Requirements: Reproduce from the records below, with no pictures, exactly the lines between the one containing "Recreate this image" and the one containing "import pandas as pd", inclusive.

Exercise materials:
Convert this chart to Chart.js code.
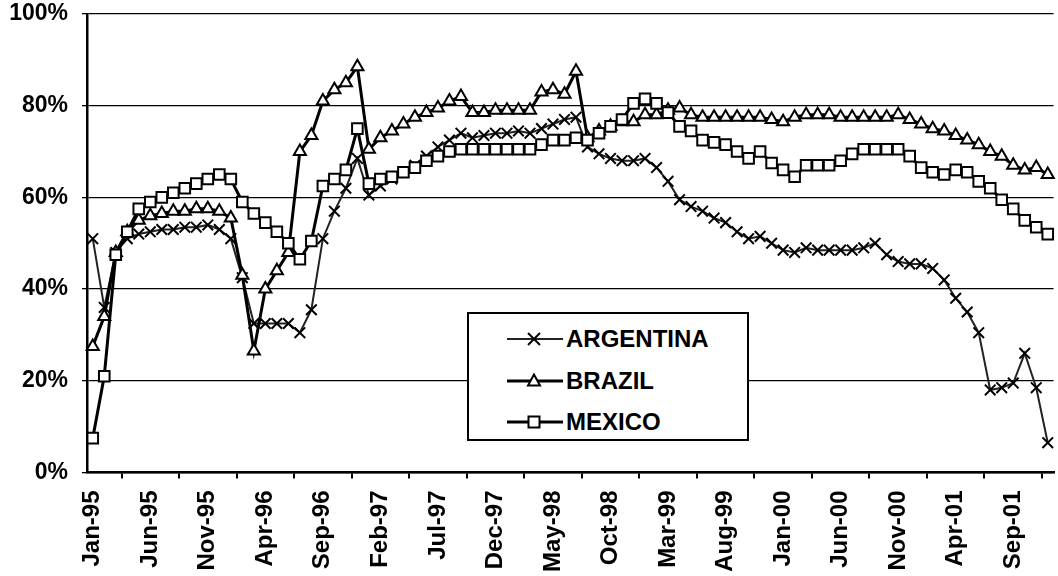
---
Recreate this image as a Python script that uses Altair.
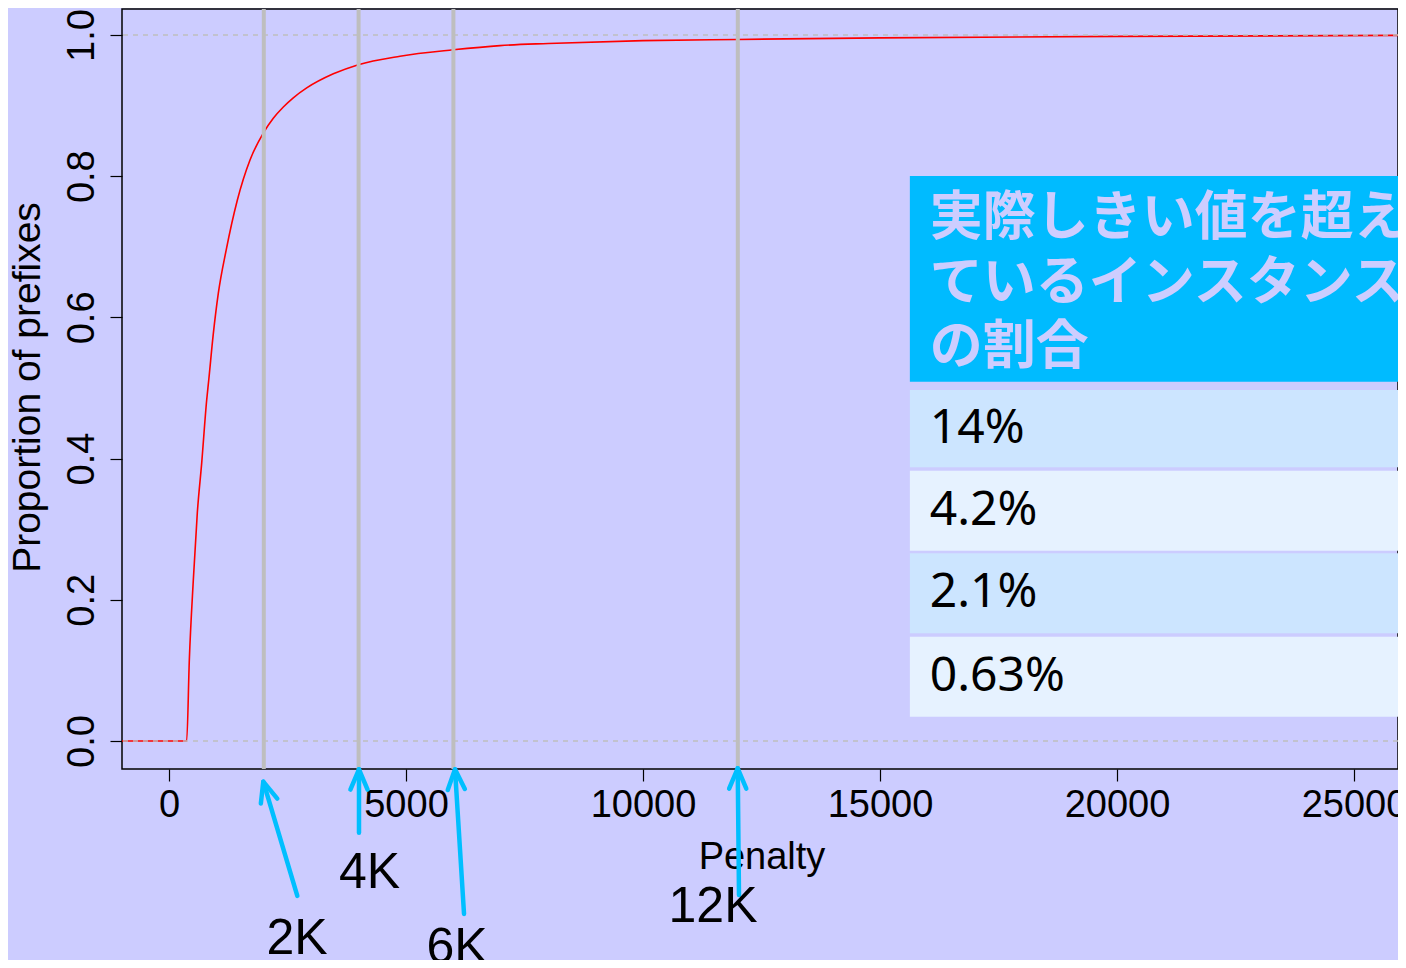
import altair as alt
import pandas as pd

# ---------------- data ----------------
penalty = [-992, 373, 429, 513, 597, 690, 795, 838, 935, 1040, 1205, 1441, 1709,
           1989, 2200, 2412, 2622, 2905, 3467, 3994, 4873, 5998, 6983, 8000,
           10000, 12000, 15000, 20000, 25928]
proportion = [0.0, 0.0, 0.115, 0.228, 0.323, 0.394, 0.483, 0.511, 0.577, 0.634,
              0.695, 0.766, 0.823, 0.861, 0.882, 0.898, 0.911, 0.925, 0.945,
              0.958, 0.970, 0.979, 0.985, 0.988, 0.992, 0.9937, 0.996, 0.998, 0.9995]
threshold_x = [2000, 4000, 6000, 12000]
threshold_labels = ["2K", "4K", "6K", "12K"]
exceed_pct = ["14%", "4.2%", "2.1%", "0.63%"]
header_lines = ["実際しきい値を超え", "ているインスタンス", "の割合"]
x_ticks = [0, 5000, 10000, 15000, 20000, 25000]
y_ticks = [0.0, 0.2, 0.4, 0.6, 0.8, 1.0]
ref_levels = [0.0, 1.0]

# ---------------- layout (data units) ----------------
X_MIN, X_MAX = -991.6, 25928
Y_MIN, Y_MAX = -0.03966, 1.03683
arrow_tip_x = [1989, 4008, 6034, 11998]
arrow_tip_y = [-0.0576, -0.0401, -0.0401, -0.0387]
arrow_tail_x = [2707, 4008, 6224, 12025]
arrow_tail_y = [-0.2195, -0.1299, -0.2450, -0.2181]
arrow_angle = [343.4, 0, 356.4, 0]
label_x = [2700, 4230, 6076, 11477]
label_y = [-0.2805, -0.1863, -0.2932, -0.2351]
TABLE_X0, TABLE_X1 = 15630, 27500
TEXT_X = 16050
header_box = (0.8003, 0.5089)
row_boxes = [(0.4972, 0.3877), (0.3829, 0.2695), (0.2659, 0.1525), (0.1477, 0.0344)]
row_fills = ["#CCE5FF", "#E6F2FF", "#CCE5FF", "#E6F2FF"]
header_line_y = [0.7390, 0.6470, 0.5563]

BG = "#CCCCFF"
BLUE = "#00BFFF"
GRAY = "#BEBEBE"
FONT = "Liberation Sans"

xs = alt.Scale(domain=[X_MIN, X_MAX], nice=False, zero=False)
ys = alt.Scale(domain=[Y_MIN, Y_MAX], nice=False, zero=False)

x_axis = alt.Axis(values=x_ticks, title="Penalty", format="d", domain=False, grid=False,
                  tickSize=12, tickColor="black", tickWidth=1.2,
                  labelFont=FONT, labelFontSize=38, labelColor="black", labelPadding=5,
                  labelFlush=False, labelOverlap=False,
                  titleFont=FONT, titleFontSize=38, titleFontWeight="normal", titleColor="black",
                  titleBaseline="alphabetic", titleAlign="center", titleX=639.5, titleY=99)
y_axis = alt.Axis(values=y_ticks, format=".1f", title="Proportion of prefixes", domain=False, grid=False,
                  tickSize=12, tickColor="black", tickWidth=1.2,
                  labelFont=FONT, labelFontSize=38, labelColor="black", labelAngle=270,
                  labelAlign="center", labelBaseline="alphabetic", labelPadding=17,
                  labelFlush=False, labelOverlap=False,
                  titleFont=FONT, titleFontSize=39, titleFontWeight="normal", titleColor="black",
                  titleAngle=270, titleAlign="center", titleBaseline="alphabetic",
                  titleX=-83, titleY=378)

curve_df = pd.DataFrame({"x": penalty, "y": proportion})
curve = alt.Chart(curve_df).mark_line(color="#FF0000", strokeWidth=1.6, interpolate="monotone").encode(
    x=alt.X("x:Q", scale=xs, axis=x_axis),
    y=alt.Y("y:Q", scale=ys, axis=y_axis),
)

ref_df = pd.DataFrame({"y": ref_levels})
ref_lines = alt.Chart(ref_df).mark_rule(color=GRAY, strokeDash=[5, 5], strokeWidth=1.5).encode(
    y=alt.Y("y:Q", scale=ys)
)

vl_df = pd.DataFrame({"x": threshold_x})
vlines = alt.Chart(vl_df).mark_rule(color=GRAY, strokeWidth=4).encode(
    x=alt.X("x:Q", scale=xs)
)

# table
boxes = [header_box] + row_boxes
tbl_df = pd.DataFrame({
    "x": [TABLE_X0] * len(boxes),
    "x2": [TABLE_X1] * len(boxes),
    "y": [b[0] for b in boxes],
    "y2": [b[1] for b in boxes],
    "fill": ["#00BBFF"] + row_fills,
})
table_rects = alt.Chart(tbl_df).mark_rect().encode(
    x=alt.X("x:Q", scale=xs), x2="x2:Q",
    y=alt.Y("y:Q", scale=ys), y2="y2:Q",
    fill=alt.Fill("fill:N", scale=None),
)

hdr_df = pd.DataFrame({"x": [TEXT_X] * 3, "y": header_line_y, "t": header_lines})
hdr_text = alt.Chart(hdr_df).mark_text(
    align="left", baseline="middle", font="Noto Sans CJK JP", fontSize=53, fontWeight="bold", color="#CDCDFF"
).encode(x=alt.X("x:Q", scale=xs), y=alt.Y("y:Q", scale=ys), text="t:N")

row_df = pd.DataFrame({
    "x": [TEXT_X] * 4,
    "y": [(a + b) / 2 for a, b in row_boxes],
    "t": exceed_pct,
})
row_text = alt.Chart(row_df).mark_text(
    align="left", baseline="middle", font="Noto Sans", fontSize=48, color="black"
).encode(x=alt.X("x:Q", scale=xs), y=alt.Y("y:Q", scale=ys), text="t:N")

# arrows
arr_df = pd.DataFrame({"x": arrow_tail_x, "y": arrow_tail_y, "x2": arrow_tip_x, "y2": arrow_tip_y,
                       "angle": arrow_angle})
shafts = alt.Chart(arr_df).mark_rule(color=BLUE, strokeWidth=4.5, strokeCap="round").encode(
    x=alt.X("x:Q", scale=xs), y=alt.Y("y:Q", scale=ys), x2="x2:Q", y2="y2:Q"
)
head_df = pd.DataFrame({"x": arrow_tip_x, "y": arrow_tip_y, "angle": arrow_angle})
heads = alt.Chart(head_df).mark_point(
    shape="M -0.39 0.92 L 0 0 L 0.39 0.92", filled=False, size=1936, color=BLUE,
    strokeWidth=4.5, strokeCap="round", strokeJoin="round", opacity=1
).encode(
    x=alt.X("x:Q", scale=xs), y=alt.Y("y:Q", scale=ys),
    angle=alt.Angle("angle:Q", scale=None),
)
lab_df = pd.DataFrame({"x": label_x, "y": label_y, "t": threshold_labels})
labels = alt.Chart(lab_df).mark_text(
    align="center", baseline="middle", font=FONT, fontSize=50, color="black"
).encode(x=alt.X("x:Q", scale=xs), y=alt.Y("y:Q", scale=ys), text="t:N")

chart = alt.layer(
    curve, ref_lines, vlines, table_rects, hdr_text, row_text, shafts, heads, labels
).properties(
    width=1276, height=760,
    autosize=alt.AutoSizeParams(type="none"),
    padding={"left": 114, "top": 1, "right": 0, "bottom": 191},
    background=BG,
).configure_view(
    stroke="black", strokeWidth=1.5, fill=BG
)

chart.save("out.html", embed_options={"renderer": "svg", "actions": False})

Output below:
Recreate this image as a Python script that uses Altair.
import altair as alt
import pandas as pd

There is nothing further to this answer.